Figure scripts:
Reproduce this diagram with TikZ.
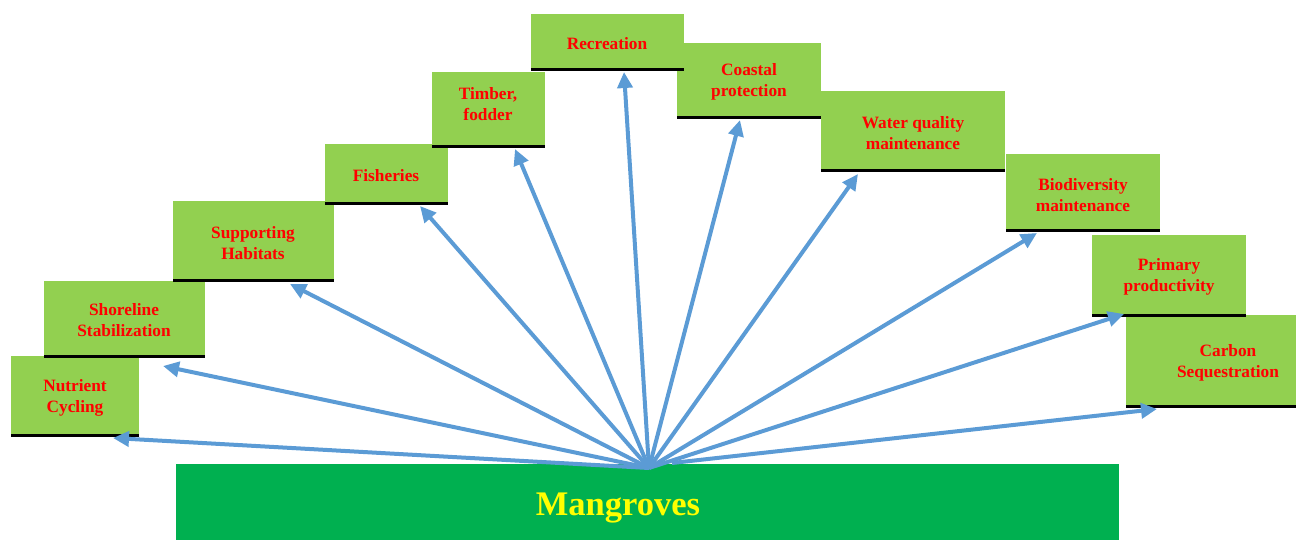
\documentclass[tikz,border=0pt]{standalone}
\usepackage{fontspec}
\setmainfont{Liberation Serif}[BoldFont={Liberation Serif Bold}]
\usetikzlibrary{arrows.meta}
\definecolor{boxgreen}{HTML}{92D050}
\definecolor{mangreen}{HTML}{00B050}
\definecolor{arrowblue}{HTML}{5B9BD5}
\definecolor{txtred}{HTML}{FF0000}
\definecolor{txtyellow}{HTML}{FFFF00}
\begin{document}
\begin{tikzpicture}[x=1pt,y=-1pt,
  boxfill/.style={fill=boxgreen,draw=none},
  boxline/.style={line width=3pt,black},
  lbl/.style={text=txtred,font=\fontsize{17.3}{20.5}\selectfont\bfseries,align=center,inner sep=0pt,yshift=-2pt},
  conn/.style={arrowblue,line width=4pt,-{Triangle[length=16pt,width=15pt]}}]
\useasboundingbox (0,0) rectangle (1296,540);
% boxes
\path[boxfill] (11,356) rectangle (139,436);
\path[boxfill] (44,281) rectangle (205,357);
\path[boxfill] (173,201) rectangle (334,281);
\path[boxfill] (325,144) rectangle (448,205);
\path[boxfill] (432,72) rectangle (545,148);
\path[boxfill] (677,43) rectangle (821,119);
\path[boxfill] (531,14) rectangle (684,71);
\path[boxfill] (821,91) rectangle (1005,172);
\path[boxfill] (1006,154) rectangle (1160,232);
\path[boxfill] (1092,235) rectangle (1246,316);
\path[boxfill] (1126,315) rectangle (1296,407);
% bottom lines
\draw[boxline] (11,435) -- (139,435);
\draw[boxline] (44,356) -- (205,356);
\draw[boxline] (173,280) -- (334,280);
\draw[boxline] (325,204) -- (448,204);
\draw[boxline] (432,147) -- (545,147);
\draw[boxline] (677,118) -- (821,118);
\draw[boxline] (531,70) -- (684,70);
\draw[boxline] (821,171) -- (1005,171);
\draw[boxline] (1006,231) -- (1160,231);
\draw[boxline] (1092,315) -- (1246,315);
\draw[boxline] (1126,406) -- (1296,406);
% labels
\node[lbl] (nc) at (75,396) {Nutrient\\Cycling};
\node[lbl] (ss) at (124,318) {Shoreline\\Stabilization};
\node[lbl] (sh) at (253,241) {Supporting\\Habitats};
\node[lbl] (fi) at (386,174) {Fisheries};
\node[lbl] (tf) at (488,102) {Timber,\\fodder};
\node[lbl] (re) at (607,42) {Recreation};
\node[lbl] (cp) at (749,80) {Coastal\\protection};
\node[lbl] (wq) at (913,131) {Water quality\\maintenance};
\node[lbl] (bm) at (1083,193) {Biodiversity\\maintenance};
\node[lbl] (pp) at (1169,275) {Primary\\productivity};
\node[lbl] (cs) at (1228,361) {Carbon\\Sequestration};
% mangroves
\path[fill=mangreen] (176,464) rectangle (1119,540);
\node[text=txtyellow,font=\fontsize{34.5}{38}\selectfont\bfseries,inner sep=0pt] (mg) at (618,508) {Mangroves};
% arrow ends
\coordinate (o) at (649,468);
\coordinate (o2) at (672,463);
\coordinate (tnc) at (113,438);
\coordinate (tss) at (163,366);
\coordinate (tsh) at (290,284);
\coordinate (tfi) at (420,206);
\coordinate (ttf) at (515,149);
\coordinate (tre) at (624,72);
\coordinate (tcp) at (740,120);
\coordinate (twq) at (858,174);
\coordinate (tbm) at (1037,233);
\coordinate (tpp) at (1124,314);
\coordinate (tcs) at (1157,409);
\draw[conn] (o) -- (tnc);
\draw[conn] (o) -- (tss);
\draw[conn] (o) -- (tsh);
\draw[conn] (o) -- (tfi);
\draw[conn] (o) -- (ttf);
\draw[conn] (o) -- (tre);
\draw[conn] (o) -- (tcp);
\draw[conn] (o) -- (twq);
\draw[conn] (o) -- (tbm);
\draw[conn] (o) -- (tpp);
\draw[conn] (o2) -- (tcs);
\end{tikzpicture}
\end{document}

---

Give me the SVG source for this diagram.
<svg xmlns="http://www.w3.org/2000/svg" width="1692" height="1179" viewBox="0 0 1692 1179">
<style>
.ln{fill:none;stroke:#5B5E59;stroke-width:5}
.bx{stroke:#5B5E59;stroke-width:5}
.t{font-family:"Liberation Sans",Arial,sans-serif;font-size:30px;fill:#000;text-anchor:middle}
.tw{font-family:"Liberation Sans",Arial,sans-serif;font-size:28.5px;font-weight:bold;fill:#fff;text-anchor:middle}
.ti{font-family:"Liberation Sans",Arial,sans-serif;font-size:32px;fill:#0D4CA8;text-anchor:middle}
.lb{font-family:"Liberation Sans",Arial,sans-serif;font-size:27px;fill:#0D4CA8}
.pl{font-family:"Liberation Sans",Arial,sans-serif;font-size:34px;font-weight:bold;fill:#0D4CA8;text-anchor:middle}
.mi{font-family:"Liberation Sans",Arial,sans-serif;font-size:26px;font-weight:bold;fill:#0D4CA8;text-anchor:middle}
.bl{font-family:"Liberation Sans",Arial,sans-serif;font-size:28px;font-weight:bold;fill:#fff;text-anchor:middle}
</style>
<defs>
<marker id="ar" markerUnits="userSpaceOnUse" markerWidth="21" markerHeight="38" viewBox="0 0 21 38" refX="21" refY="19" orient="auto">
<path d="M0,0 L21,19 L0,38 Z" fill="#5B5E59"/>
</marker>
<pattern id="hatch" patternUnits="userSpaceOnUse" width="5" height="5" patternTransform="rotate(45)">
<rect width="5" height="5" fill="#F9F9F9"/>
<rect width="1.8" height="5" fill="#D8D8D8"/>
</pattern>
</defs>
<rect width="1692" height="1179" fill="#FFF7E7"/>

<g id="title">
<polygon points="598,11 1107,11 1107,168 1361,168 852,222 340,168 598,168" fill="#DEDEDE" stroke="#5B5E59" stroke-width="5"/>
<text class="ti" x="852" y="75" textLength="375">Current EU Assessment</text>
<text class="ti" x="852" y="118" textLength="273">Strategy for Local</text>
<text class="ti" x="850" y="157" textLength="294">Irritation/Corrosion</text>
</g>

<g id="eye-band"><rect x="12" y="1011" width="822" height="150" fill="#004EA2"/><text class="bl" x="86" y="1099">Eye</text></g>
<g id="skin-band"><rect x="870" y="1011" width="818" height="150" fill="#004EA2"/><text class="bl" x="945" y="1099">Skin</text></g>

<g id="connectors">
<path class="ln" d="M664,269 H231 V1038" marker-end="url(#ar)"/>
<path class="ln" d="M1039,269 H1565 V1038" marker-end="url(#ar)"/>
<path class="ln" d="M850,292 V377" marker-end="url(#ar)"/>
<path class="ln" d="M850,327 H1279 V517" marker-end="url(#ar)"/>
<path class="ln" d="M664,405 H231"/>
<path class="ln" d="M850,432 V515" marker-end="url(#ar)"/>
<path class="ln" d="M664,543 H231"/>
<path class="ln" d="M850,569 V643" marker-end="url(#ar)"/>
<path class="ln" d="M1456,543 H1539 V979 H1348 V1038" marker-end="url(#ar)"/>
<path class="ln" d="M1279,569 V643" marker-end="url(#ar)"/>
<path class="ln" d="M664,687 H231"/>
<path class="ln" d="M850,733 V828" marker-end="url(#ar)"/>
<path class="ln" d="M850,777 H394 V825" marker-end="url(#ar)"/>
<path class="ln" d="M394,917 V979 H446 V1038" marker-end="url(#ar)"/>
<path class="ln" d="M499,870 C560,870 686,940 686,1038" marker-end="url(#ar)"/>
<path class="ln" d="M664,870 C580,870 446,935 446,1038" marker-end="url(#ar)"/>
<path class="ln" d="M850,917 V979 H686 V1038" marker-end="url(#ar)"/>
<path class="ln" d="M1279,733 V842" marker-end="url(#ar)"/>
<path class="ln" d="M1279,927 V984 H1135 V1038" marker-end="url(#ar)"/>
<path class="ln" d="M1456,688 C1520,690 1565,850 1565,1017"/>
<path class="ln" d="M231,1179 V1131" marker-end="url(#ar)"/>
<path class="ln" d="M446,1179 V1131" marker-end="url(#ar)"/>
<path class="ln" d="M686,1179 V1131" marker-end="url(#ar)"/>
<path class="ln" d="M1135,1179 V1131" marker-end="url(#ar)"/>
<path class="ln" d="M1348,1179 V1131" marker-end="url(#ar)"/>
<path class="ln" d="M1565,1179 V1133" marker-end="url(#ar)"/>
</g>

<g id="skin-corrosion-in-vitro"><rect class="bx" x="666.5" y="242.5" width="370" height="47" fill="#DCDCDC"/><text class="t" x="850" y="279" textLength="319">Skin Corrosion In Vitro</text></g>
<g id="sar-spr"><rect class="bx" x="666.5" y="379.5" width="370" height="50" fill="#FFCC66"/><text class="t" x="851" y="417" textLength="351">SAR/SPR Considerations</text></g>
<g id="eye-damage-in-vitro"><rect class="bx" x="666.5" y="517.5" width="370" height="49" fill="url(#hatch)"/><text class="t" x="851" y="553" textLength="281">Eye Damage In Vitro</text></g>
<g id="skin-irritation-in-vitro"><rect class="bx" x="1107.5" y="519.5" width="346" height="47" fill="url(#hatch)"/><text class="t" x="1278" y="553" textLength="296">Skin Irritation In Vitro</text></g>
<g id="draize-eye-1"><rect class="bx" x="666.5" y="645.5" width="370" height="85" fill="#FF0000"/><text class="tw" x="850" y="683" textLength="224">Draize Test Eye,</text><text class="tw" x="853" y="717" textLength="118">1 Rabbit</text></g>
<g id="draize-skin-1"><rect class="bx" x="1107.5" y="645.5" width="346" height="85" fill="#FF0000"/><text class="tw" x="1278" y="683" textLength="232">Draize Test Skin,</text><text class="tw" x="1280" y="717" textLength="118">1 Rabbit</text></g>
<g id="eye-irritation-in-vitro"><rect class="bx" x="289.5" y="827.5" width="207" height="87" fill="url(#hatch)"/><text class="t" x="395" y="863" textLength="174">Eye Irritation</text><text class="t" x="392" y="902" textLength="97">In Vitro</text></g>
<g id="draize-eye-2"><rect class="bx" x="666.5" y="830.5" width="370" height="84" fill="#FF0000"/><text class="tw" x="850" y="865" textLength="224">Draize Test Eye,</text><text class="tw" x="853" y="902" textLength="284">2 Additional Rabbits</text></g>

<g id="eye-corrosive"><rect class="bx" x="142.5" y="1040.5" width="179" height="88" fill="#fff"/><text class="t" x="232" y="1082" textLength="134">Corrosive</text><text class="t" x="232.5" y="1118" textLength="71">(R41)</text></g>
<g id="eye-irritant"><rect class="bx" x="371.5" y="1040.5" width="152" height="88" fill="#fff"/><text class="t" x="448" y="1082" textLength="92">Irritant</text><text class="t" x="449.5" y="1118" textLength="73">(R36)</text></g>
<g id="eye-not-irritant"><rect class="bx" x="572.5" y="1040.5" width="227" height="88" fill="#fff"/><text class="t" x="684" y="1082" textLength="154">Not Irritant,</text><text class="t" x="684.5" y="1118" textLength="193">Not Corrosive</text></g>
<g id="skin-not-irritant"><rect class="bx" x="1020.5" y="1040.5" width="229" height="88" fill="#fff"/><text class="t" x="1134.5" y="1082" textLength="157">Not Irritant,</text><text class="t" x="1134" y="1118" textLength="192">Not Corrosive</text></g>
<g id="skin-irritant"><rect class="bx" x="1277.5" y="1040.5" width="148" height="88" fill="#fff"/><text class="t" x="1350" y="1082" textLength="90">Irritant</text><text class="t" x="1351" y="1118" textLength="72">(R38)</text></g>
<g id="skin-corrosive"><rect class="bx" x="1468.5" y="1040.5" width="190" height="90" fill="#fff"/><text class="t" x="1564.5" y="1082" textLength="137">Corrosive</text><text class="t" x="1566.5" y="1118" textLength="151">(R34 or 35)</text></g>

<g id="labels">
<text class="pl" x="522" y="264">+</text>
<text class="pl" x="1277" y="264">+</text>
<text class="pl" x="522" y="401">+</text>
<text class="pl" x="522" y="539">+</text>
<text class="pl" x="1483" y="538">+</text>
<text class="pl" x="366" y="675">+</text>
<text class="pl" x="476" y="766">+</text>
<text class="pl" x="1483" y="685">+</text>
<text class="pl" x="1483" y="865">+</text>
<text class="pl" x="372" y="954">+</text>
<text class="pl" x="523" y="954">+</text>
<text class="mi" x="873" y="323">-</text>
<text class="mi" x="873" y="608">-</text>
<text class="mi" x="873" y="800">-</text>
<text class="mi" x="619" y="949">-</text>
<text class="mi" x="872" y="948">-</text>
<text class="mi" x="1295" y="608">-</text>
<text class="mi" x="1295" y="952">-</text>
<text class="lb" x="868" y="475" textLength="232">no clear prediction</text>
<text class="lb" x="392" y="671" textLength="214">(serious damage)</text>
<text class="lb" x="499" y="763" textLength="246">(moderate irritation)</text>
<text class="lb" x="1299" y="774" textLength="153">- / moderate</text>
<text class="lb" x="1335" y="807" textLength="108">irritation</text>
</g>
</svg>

• [SHORT TASK]:
Scan the listing above. Collect all lines with the word "diagram".

• [RESPONSE FOR THIS EXERCISE]:
Reproduce this diagram with TikZ.
Give me the SVG source for this diagram.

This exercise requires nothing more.